►

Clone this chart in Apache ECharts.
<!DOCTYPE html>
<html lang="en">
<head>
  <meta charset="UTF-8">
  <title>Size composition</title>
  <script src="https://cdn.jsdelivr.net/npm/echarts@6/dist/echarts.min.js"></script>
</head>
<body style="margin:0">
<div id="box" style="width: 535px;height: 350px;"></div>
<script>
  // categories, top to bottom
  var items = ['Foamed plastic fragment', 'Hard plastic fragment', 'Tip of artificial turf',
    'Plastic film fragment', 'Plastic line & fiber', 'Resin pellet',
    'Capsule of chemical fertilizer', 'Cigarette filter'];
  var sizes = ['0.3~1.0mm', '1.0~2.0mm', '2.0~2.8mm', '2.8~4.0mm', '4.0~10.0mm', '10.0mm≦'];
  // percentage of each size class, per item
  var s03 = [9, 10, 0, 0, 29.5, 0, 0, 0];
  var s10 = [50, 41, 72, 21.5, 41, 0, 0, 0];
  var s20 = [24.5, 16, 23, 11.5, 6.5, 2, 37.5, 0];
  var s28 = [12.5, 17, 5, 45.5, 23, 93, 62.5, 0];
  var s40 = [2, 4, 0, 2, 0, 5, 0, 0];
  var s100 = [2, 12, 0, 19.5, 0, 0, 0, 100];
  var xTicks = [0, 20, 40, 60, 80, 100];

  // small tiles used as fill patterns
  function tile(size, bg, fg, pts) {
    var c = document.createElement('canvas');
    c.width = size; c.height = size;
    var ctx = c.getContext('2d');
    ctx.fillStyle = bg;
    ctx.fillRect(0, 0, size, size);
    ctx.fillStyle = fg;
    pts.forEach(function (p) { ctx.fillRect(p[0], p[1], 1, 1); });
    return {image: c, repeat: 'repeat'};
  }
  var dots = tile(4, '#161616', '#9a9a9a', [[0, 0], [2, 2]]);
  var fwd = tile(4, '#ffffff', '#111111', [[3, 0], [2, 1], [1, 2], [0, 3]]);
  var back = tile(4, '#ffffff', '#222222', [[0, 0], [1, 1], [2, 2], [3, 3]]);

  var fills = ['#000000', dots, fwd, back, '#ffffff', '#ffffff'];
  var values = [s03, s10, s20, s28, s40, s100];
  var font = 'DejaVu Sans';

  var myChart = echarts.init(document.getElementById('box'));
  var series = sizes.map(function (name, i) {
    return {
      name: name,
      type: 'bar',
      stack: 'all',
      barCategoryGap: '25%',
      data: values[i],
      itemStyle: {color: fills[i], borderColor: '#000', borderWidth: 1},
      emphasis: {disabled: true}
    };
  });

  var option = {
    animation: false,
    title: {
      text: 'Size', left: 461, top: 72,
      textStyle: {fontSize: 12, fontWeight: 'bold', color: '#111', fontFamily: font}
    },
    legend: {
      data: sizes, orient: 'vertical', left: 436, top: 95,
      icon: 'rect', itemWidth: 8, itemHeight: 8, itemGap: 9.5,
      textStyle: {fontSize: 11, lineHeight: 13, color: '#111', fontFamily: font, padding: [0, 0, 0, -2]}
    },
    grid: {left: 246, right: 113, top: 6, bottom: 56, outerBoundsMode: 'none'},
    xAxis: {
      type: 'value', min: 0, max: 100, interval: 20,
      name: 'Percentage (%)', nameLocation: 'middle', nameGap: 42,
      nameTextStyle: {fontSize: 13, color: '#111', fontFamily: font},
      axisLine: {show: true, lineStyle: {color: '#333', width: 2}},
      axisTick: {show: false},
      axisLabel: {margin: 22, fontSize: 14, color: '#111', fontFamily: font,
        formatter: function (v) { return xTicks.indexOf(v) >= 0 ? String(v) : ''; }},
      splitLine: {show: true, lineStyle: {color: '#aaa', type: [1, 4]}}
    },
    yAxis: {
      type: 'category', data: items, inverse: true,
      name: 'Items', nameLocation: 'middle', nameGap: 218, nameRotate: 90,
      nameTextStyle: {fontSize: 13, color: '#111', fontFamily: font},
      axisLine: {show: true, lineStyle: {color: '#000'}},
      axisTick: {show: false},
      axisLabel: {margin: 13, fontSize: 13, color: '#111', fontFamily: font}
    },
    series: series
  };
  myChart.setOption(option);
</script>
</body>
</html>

◄

--- Exercise directions ---
Reproduce the material verbatim, line by line.

--- Answer to the problem ---
Clone this chart in Apache ECharts.
<!DOCTYPE html>
<html lang="en">
<head>
  <meta charset="UTF-8">
  <title>Size composition</title>
  <script src="https://cdn.jsdelivr.net/npm/echarts@6/dist/echarts.min.js"></script>
</head>
<body style="margin:0">
<div id="box" style="width: 535px;height: 350px;"></div>
<script>
  // categories, top to bottom
  var items = ['Foamed plastic fragment', 'Hard plastic fragment', 'Tip of artificial turf',
    'Plastic film fragment', 'Plastic line & fiber', 'Resin pellet',
    'Capsule of chemical fertilizer', 'Cigarette filter'];
  var sizes = ['0.3~1.0mm', '1.0~2.0mm', '2.0~2.8mm', '2.8~4.0mm', '4.0~10.0mm', '10.0mm≦'];
  // percentage of each size class, per item
  var s03 = [9, 10, 0, 0, 29.5, 0, 0, 0];
  var s10 = [50, 41, 72, 21.5, 41, 0, 0, 0];
  var s20 = [24.5, 16, 23, 11.5, 6.5, 2, 37.5, 0];
  var s28 = [12.5, 17, 5, 45.5, 23, 93, 62.5, 0];
  var s40 = [2, 4, 0, 2, 0, 5, 0, 0];
  var s100 = [2, 12, 0, 19.5, 0, 0, 0, 100];
  var xTicks = [0, 20, 40, 60, 80, 100];

  // small tiles used as fill patterns
  function tile(size, bg, fg, pts) {
    var c = document.createElement('canvas');
    c.width = size; c.height = size;
    var ctx = c.getContext('2d');
    ctx.fillStyle = bg;
    ctx.fillRect(0, 0, size, size);
    ctx.fillStyle = fg;
    pts.forEach(function (p) { ctx.fillRect(p[0], p[1], 1, 1); });
    return {image: c, repeat: 'repeat'};
  }
  var dots = tile(4, '#161616', '#9a9a9a', [[0, 0], [2, 2]]);
  var fwd = tile(4, '#ffffff', '#111111', [[3, 0], [2, 1], [1, 2], [0, 3]]);
  var back = tile(4, '#ffffff', '#222222', [[0, 0], [1, 1], [2, 2], [3, 3]]);

  var fills = ['#000000', dots, fwd, back, '#ffffff', '#ffffff'];
  var values = [s03, s10, s20, s28, s40, s100];
  var font = 'DejaVu Sans';

  var myChart = echarts.init(document.getElementById('box'));
  var series = sizes.map(function (name, i) {
    return {
      name: name,
      type: 'bar',
      stack: 'all',
      barCategoryGap: '25%',
      data: values[i],
      itemStyle: {color: fills[i], borderColor: '#000', borderWidth: 1},
      emphasis: {disabled: true}
    };
  });

  var option = {
    animation: false,
    title: {
      text: 'Size', left: 461, top: 72,
      textStyle: {fontSize: 12, fontWeight: 'bold', color: '#111', fontFamily: font}
    },
    legend: {
      data: sizes, orient: 'vertical', left: 436, top: 95,
      icon: 'rect', itemWidth: 8, itemHeight: 8, itemGap: 9.5,
      textStyle: {fontSize: 11, lineHeight: 13, color: '#111', fontFamily: font, padding: [0, 0, 0, -2]}
    },
    grid: {left: 246, right: 113, top: 6, bottom: 56, outerBoundsMode: 'none'},
    xAxis: {
      type: 'value', min: 0, max: 100, interval: 20,
      name: 'Percentage (%)', nameLocation: 'middle', nameGap: 42,
      nameTextStyle: {fontSize: 13, color: '#111', fontFamily: font},
      axisLine: {show: true, lineStyle: {color: '#333', width: 2}},
      axisTick: {show: false},
      axisLabel: {margin: 22, fontSize: 14, color: '#111', fontFamily: font,
        formatter: function (v) { return xTicks.indexOf(v) >= 0 ? String(v) : ''; }},
      splitLine: {show: true, lineStyle: {color: '#aaa', type: [1, 4]}}
    },
    yAxis: {
      type: 'category', data: items, inverse: true,
      name: 'Items', nameLocation: 'middle', nameGap: 218, nameRotate: 90,
      nameTextStyle: {fontSize: 13, color: '#111', fontFamily: font},
      axisLine: {show: true, lineStyle: {color: '#000'}},
      axisTick: {show: false},
      axisLabel: {margin: 13, fontSize: 13, color: '#111', fontFamily: font}
    },
    series: series
  };
  myChart.setOption(option);
</script>
</body>
</html>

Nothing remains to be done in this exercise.